- [TASK GOAL]: Reproduce the material that follows, please, but only from its first line to the line containing "Chart.register(...registerables);", inclusive.
◆ ◆ ◆ ◆ ◆
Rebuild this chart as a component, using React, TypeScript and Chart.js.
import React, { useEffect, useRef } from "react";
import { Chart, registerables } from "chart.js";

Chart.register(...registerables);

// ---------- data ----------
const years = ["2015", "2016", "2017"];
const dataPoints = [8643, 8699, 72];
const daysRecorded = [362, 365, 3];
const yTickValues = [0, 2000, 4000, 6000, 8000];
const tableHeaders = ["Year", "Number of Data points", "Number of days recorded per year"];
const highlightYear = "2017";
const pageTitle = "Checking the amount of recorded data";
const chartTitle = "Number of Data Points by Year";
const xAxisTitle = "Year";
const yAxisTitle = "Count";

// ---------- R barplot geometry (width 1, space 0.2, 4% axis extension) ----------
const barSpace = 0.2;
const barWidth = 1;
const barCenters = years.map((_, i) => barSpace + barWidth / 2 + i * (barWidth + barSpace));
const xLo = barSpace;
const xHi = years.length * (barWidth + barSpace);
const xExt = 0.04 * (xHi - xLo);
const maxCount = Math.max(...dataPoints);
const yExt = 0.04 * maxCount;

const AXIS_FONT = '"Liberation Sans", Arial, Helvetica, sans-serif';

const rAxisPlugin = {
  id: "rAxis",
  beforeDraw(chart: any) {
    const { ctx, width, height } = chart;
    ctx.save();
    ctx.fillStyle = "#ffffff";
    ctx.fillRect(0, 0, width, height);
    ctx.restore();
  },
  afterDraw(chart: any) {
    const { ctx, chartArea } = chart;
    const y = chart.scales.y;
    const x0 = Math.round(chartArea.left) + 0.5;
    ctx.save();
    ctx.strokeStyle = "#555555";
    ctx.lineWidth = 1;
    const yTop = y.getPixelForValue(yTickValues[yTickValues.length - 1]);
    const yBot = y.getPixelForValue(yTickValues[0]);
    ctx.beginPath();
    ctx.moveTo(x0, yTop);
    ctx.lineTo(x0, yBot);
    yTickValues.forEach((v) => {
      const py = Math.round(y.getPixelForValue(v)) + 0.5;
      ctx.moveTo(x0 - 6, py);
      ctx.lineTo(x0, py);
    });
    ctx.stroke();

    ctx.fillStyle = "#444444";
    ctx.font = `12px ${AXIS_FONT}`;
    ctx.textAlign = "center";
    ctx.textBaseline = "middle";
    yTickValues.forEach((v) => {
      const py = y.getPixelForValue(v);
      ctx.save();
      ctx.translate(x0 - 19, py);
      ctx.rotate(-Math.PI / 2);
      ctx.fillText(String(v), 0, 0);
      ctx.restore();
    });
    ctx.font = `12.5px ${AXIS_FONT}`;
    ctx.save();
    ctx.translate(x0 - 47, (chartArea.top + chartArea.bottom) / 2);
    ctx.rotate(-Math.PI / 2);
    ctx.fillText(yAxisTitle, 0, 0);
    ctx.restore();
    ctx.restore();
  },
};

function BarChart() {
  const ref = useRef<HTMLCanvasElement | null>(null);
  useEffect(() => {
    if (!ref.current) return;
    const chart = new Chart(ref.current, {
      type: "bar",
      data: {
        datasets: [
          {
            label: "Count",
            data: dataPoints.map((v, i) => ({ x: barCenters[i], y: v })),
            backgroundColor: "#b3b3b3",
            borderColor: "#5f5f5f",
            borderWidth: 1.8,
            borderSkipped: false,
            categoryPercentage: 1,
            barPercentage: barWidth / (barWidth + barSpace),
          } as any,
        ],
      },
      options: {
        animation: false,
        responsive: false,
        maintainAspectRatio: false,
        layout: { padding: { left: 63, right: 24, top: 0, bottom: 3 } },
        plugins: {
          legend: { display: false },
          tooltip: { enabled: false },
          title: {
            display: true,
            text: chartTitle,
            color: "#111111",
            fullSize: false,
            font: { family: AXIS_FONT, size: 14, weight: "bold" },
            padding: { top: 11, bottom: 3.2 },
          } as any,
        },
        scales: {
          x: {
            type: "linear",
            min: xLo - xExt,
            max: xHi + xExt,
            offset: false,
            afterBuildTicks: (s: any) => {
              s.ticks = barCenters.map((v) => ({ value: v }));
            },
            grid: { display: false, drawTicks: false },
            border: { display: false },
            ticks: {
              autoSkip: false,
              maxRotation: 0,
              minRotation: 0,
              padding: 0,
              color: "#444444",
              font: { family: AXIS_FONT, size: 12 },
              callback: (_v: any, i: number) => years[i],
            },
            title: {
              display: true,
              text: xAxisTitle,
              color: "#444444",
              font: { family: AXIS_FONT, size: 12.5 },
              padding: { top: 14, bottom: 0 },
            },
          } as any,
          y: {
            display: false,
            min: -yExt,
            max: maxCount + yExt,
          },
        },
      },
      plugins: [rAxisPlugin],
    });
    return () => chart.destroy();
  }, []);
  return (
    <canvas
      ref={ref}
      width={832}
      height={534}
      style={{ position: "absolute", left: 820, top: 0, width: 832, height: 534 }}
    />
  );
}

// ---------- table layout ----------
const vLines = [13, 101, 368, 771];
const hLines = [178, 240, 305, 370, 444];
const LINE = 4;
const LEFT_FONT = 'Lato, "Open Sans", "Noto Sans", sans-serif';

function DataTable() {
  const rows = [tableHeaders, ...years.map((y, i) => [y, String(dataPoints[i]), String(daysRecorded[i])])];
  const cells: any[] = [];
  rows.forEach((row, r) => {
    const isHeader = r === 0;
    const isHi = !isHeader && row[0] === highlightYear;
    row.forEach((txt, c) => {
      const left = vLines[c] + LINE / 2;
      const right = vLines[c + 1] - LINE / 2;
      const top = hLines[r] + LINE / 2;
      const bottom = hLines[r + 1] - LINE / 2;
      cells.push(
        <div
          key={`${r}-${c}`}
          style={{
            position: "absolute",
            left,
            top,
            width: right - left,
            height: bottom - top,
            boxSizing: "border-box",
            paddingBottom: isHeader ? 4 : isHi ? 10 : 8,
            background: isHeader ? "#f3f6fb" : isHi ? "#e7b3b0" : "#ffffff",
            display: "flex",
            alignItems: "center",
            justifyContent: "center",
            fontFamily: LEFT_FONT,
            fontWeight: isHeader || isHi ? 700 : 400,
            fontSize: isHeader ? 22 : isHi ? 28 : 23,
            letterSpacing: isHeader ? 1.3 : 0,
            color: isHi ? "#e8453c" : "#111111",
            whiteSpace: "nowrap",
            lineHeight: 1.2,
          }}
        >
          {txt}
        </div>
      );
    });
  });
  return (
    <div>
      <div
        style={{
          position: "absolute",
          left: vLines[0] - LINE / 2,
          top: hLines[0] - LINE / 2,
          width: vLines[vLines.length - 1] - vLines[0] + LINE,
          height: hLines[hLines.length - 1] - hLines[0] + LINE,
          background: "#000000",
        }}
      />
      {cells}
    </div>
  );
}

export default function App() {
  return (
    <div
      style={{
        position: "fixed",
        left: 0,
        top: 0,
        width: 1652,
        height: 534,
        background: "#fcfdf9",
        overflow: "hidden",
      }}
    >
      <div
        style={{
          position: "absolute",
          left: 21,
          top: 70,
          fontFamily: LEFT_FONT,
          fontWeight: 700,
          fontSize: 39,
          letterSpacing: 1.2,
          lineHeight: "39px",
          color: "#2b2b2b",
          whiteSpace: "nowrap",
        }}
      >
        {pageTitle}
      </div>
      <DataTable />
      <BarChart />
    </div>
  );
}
◆ ◆ ◆ ◆ ◆
- [FINISHED ANSWER]:
Rebuild this chart as a component, using React, TypeScript and Chart.js.
import React, { useEffect, useRef } from "react";
import { Chart, registerables } from "chart.js";

Chart.register(...registerables);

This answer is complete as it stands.